Judgment is the inevitable result of sin. Sin and death are inseparable; those who trade in one will be compensated with the other. Sounds like the first half of a familiar verse: “For the wages of sin is death.” The second half is where hope enters: “but the free gift of God is eternal life in Christ Jesus our Lord” (Romans 6:23). There is no prophetic judgment on humanity that cannot be reversed by receiving eternal life in Christ. We all were dead, condemned, the objects of God’s wrath. But God loves the objects of His wrath. And He loves to freely save them (Ephesians 2:1-10). This is why prophecy always contains both judgment and hope. Prophetic judgment is the bad news; prophetic hope is the good news. Prophetic hope is the gospel.
Gospel prophecy
To read prophecy aright, we must interpret it through the gospel. Jonah didn’t like this, but at least he knew how to do it. He knew that a message of imminent condemnation (forty days till disaster!) was nothing more and nothing less than the final cry of a God desperate to show mercy.
What then, do you suppose, are the prophecies of Jesus and the apostles regarding our world? If every judgmental word of prophecy is a precursor to a word of hope, behold the hope that fills the New Testament! Unfortunately, it’s hard to read prophecy this way when we’ve been taught otherwise.
We’ve been taught to pull words of condemnation, disaster, and judgment out of their gospel context. We’ve learned to insist that these predictions of a “doom and gloom” future in which everything gets worse and worse are inevitable, that God has determined people will not repent, that the future is sealed, and that nothing can be done to delay judgment or bring the hope of salvation to the condemned.

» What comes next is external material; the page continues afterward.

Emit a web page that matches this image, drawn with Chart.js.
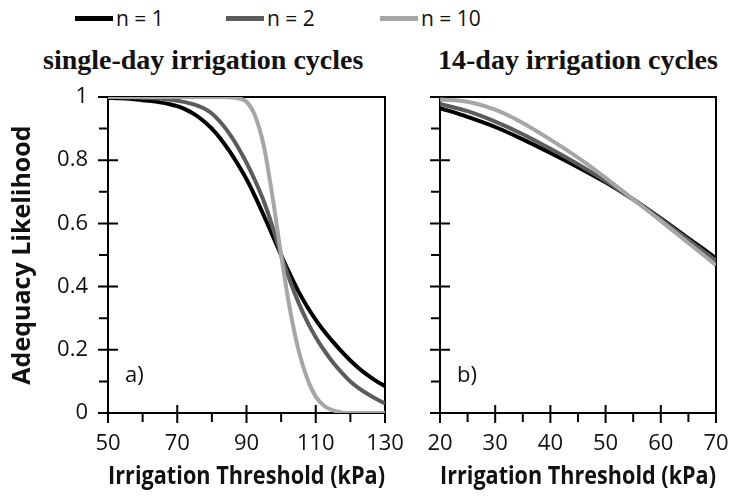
<!DOCTYPE html>
<html>
<head>
<meta charset="utf-8">
<script src="https://cdn.jsdelivr.net/npm/chart.js@4.4.1/dist/chart.umd.min.js"></script>
<style>
html,body{margin:0;padding:0;background:#fff;}
#wrap{position:relative;width:734px;height:497px;overflow:hidden;font-family:"Open Sans",sans-serif;}
#cA{position:absolute;left:0;top:0;}
#cB{position:absolute;left:405px;top:0;}
.leg{position:absolute;top:4px;height:28px;font-size:21px;line-height:28px;color:#111;display:flex;align-items:center;white-space:nowrap;}
.leg .sw{display:inline-block;width:38px;height:5px;margin-right:3px;}
.ttl{position:absolute;top:44px;font-family:"Liberation Serif","Times New Roman",serif;font-weight:bold;font-size:28px;line-height:32px;color:#111;white-space:nowrap;}
</style>
</head>
<body>
<div id="wrap">
  <div id="legend"></div>
  <div id="titles"></div>
  <canvas id="cA" width="410" height="497"></canvas>
  <canvas id="cB" width="329" height="497"></canvas>
</div>
<script>
// ---- data ----
const seriesLabels = ['n = 1', 'n = 2', 'n = 10'];
const seriesColors = ['#000000', '#5c5c5c', '#a6a6a6'];
const panelTitles = ['single-day irrigation cycles', '14-day irrigation cycles'];
const panelTags = ['a)', 'b)'];
const xTitle = 'Irrigation Threshold (kPa)';
const yTitle = 'Adequacy Likelihood';

// panel a: single-day cycles
const pressureA = [50,52.5,55,57.5,60,62.5,65,67.5,70,72.5,75,77.5,80,82.5,85,87.5,90,92.5,95,97.5,100,102.5,105,107.5,110,112.5,115,117.5,120,122.5,125,127.5,130];
const n1A  = [0.997,0.996,0.995,0.993,0.990,0.987,0.983,0.978,0.971,0.960,0.945,0.925,0.900,0.868,0.830,0.787,0.740,0.685,0.625,0.563,0.500,0.440,0.385,0.337,0.295,0.258,0.225,0.194,0.166,0.141,0.120,0.101,0.085];
const n2A  = [1.000,1.000,0.999,0.999,0.998,0.997,0.995,0.992,0.988,0.983,0.976,0.965,0.948,0.920,0.885,0.842,0.792,0.735,0.670,0.590,0.500,0.420,0.350,0.290,0.240,0.197,0.160,0.128,0.100,0.078,0.060,0.044,0.030];
const n10A = [1.000,1.000,1.000,1.000,1.000,1.000,1.000,1.000,1.000,1.000,1.000,1.000,1.000,1.000,0.999,0.996,0.985,0.940,0.845,0.685,0.500,0.330,0.200,0.110,0.052,0.022,0.008,0.002,0.000,0.000,0.000,0.000,0.000];

// panel b: 14-day cycles
const pressureB = [20,25,30,35,40,45,50,55,60,65,70];
const n1B  = [0.965,0.937,0.905,0.866,0.823,0.778,0.730,0.676,0.616,0.553,0.490];
const n2B  = [0.978,0.955,0.922,0.882,0.836,0.787,0.734,0.676,0.613,0.548,0.482];
const n10B = [0.992,0.985,0.960,0.918,0.865,0.808,0.744,0.676,0.608,0.538,0.468];

// ticks
const yTicks = [0, 0.2, 0.4, 0.6, 0.8, 1];
const yMinorTicks = [0.1, 0.3, 0.5, 0.7, 0.9];
const xTicksA = [50, 70, 90, 110, 130];
const xMinorA = [60, 80, 100, 120];
const xTicksB = [20, 30, 40, 50, 60, 70];
const xMinorB = [25, 35, 45, 55, 65];

// ---- legend & panel titles (HTML text) ----
const legendLeft = [75, 226, 380];
const legEl = document.getElementById('legend');
seriesLabels.forEach((lab, i) => {
  const d = document.createElement('div');
  d.className = 'leg';
  d.style.left = legendLeft[i] + 'px';
  d.innerHTML = '<span class="sw" style="background:' + seriesColors[i] + '"></span>' + lab;
  legEl.appendChild(d);
});
const titleLeft = [43, 438];
const ttlEl = document.getElementById('titles');
panelTitles.forEach((t, i) => {
  const d = document.createElement('div');
  d.className = 'ttl';
  d.style.left = titleLeft[i] + 'px';
  d.textContent = t;
  ttlEl.appendChild(d);
});

// ---- plugin: frame box, tick marks, panel tag ----
const framePlugin = {
  id: 'frame',
  beforeDatasetsDraw(chart, args, opts) {
    const {ctx, chartArea: a, scales: {x, y}} = chart;
    ctx.save();
    ctx.strokeStyle = '#000';
    ctx.lineWidth = 2;
    ctx.strokeRect(a.left, a.top, a.right - a.left, a.bottom - a.top);
    ctx.beginPath();
    y.ticks.forEach(t => { const p = y.getPixelForValue(t.value); ctx.moveTo(a.left - 10, p); ctx.lineTo(a.left + 10, p); });
    opts.yMinor.forEach(v => { const p = y.getPixelForValue(v); ctx.moveTo(a.left - 9, p); ctx.lineTo(a.left, p); });
    x.ticks.forEach(t => { const p = x.getPixelForValue(t.value); ctx.moveTo(p, a.bottom - 8); ctx.lineTo(p, a.bottom + 10); });
    opts.xMinor.forEach(v => { const p = x.getPixelForValue(v); ctx.moveTo(p, a.bottom); ctx.lineTo(p, a.bottom + 9); });
    ctx.stroke();
    ctx.font = '22px "Open Sans"';
    ctx.fillStyle = '#111';
    ctx.textBaseline = 'middle';
    ctx.textAlign = 'left';
    ctx.fillText(opts.tag, a.left + 17, a.bottom - 37);
    ctx.restore();
  }
};

function makeDatasets(px, s1, s2, s3) {
  const series = [s1, s2, s3];
  return series.map((s, i) => ({
    label: seriesLabels[i],
    data: px.map((p, j) => ({x: p, y: s[j]})),
    borderColor: seriesColors[i],
    backgroundColor: seriesColors[i],
    borderWidth: 4,
    pointRadius: 0,
    fill: false,
    cubicInterpolationMode: 'monotone',
    order: 3 - i
  }));
}

const tickFont = {family: '"Open Sans"', size: 22};
const titleFont = {family: '"Open Sans"', size: 25, weight: 'bold'};

function makeChart(id, px, s1, s2, s3, xMin, xMax, xTicks, xMinor, showY, yWidth, padRight, tag) {
  return new Chart(document.getElementById(id), {
    type: 'line',
    data: {datasets: makeDatasets(px, s1, s2, s3)},
    options: {
      responsive: false,
      animation: false,
      layout: {padding: {left: 0, top: 97, right: padRight, bottom: 0}},
      plugins: {
        legend: {display: false},
        tooltip: {enabled: false},
        title: {display: false},
        frame: {yMinor: yMinorTicks, xMinor: xMinor, tag: tag}
      },
      scales: {
        x: {
          type: 'linear', min: xMin, max: xMax,
          afterBuildTicks: s => { s.ticks = xTicks.map(v => ({value: v})); },
          afterFit: s => { s.height = 84; s.paddingLeft = 0; s.paddingRight = 0; },
          grid: {display: false, drawTicks: false},
          border: {display: false},
          ticks: {font: tickFont, color: '#111', padding: 18, maxRotation: 0, callback: v => String(v)},
          title: {display: true, text: xTitle, font: titleFont, color: '#111', padding: {top: 0, bottom: 5}}
        },
        y: {
          type: 'linear', min: 0, max: 1,
          afterBuildTicks: s => { s.ticks = yTicks.map(v => ({value: v})); },
          afterFit: s => { s.width = yWidth; s.paddingTop = 0; s.paddingBottom = 0; },
          grid: {display: false, drawTicks: false},
          border: {display: false},
          ticks: {display: showY, font: tickFont, color: '#111', padding: 20, callback: v => String(v)},
          title: {display: showY, text: yTitle, font: titleFont, color: '#111', padding: {top: 8, bottom: 0}}
        }
      }
    },
    plugins: [framePlugin]
  });
}

makeChart('cA', pressureA, n1A, n2A, n10A, 50, 130, xTicksA, xMinorA, true, 108, 25, panelTags[0]);
makeChart('cB', pressureB, n1B, n2B, n10B, 20, 70, xTicksB, xMinorB, false, 35, 18, panelTags[1]);
</script>
</body>
</html>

Of course, all we have to do to reject this way of thinking is to read Scripture. We must look at the countless times that words of condemnation brought conviction of sin, belief, and repentance and at the countless times hope triumphed and tragedy and mercy triumphed over justice. Do some New Testament prophecies predict a dark and dismal end to this world and most of its inhabitants? Yes. Does this mean God has decreed it to be this way and nothing can be done to change it? No!
These dire predictions of death and destruction are warnings of judgment. Behind each of them is the promise of gospel hope that God’s kingdom will overflow with those rescued from the kingdom of darkness, that those condemned to die will be pardoned by the grace of Jesus Christ, that nations now set on violence and evil will choose peace and righteousness instead. It is the hope that God has not abandoned His creation, Christ has not surrendered to the Devil, and the church has not lost the battle with the powers of darkness. To read prophecy aright, we must interpret it through the gospel.
The starting point for this sort of reading is to be cured of the Jonah Complex. Rather than glorying in the eventual destruction of evil people, let us instead glory in our God who is “gracious and compassionate . . . slow to anger and abundant in lovingkindness, and one who relents concerning calamity.” Let us remember that Scripture’s prediction of future events was almost never deterministic or fatalistic. Rather, prophecy looked ahead to futures contingent upon response. Yes, continued rejection of God would bring terrible judgment. But belief and repentance would bring incredible hope! God is determined to finally judge the wicked, but He doesn’t want anyone to perish. He is at work in the world through the Spirit and the church to change the future.
How tragic if we sit back and accept that the earth is “going to hell in a hand basket.” How heartbreaking if we do not commit ourselves anew to rescuing the perishing. How unthinkable if we lend our support to political, economic, ecological, and other cultural movements that treat humanity as disposable and creation as destined for destruction.
End and beginning
Christ is coming back to establish His kingdom on this earth. He is returning to renew and recreate all things. As we read prophecy, let us never read the words of judgment without interpreting them through gospel hope. Let us remember the truth of this hymn:
This is my Father’s world, should my heart be ever sad?
The lord is King — let the heavens ring. God reigns — let the earth be glad.
This is my Father’s world. Now closer to Heaven bound,
For dear to God is the earth Christ trod.
No place but is holy ground. . . .
This is my Father’s world. O let me ne’er forget
That though the wrong seems oft so strong, God is the ruler yet.
This is my Father’s world: the battle is not done:
Jesus Who died shall be satisfied,
And earth and Heav’n be one.
— Maltbie D. Babcock
The end of time is the beginning of a new era. The end of the world is a new beginning. The darkness of the future is giving way to the Light of the world. The destined death of sinners is giving way to the Resurrection and the Life. The God who warns of judgment is the God of hope who loves the objects of His wrath, dies for His enemies, and is determined to make everything right. Let this reality be the anchor of our one hope, and let it teach us to read prophecy through gospel eyes.